On Saturday afternoon, December 9, around 50 activists gathered outside the Smith Foundry in Minneapolis’s Phillips neighborhood. The group called for the closing of the foundry, citing pollution concerns and the Environmental Control Agency’s (EPA) findings that the Smith Foundry violated the Federal Clean Air Act.
The Climate Justice Committee organized the protest, and representatives from multiple local organizations, including labor, healthcare, environmental, and immigrants’ rights groups, showed up to show support.
The Smith Foundry, which has been operating since 1923, sits across the street from the Roof Depot, where activists had a victory earlier this year when they convinced the City of Minneapolis to sell the site to the East Phillips Neighborhood Institute to develop an urban farm. The East Phillips Neighborhood Institute is also part of the coalition fighting to have the Smith Foundry shut down.
The Phillips neighborhood surrounding the foundry is racially diverse and is home to many immigrant communities, as well as the Little Earth housing project, a majority Native American community. Montana Hirsch of the Minnesota Immigrant Rights Commission said the continued operation of the Smith Foundry in the neighborhood was “environmental racism.”
“Many immigrants end up in this country due to forced migrations caused by [United States-backed] imperialist wars, and it’s shameful that once in the U.S., many immigrants must live in neighborhoods that don’t have clean air and clean water,” Hirsch said.
Nicole Mason, an organizer with the American Indian Movement, lives in the area and worries about her and her family’s health. She called a long-lasting cough she’s had a “Smith Foundry Cough.”
“[Smith Foundry] is putting all of our families in East Phillips and at Little Earth in high danger with their health,” Mason said. “And it’s really scary not to know what the pollution is doing to my family and not to have any control over it for myself.”
Doug Gurian-Sherman is a Phillips resident who used to work as a risk assessor for the EPA. Gurian-Sherman was skeptical that any regulatory agencies would step in on their own, saying he believed administrators at regulatory agencies were too friendly with manufacturing industries.
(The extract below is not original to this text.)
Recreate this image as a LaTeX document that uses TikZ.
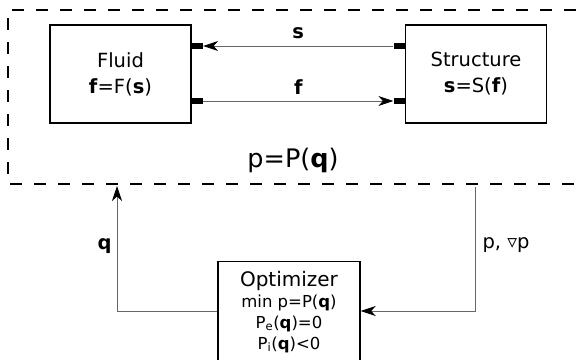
\documentclass[tikz,border=0pt]{standalone}
\usepackage{fontspec}
\setmainfont{DejaVu Sans}
\usetikzlibrary{arrows.meta,positioning}

\tikzset{
    block/.style={draw, line width=1.4pt, minimum width=141pt, minimum height=98pt, align=center,
        font=\fontsize{19.5}{26}\selectfont},
    port/.style={fill, inner sep=0pt, minimum width=11pt, minimum height=6.5pt},
    link/.style={draw=black!60, line width=0.9pt},
    tip/.style={-{Stealth[length=15pt,width=10pt,inset=4.5pt,color=black]}},
    frame/.style={line width=2.3pt, dash pattern=on 12pt off 12pt}
}

\begin{document}
\begin{tikzpicture}[x=1pt, y=-1pt]
    \clip (0,0) rectangle (580,359);
    \draw[frame] (600,10) -- (8,10) -- (8,184) -- (600,184);

    \node[block] (fluid) at (120.5,74) {Fluid\\\textbf{f}=F(\textbf{s})};
    \node[block] (struct) at (476,74) {Structure\\\textbf{s}=S(\textbf{f})};

    \node[port, anchor=west] (fs) at (fluid.east |- 0,46) {};
    \node[port, anchor=west] (ff) at (fluid.east |- 0,101) {};
    \node[port, anchor=east] (ss) at (struct.west |- 0,46) {};
    \node[port, anchor=east] (sf) at (struct.west |- 0,101) {};

    \draw[link, tip] (ss.west) -- (fs.east) node[midway, above=3pt, black, font=\fontsize{19.5}{22}\selectfont\bfseries] {s};
    \draw[link, tip] (ff.east) -- (sf.west) node[midway, above=3pt, black, font=\fontsize{19.5}{22}\selectfont\bfseries] {f};

    \node[font=\fontsize{25.5}{30}\selectfont] (pq) at (293,160) {p=P(\textbf{q})};

    % optimizer loop
    \node[draw, line width=1.4pt, anchor=north, minimum width=142pt, minimum height=100pt, align=center,
        font=\fontsize{16.5}{21}\selectfont] (opt) at (289,261)
        {{\fontsize{20}{23}\selectfont Optimizer}\\min p=P(\textbf{q})\\P\textsubscript{e}(\textbf{q})=0\\P\textsubscript{i}(\textbf{q})<0};

    \coordinate (qtop) at (117,186);
    \coordinate (ptop) at (475,187);
    \coordinate (ql) at (opt.west |- 0,311);
    \coordinate (pr) at (opt.east |- 0,311);

    \draw[link, tip] (ql) -| (qtop);
    \draw[link, tip] (ptop) |- (pr);

    \node[anchor=east, font=\fontsize{19.5}{22}\selectfont\bfseries] (qlab) at (115,246) {q};
    \node[anchor=west, font=\fontsize{19.5}{22}\selectfont] (plab) at (479,245) {p, ▿p};
\end{tikzpicture}
\end{document}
“It’s not that science isn’t relevant. I think that’s important to understand,” Gurian-Sherman said. “The science is being abused, and it’s being abused at the expense of neighborhoods like East Phillips and Corcoran and all these surrounding neighborhoods.”
Peter Molenaar worked at Smith Foundry for 30 years and agrees that the current facility should be shut down due to its location. He said he knows the health consequences of the facility firsthand.
“I’ve had mixed emotions because this place was a source of life. Also, it’s a source of death,” Molenaar said.
Molenaar said he and other former foundry workers suffered from silicosis, where particulate matter from quartz crystals accumulates in the lungs. He says three former coworkers have passed away from cancer, which he believes was likely caused by working in the foundry.
Toya Lopez, a member of Health Professionals for a Healthy Climate, says workers are not the only ones impacted by pollution, but the whole neighborhood. Lopez called shutting the foundry down “preventative medicine” due to the positive health effects less pollution would have on the neighborhood.
“We get to see the actual devastation that has been brought on by the Smith Foundry, not just currently but for generations. And every year when more exposure to this air pollution stacks on our old wounds, where do we end up then? We end up a statistic,” Lopez said.
At press time, the Smith Foundry had not responded to requests for comment.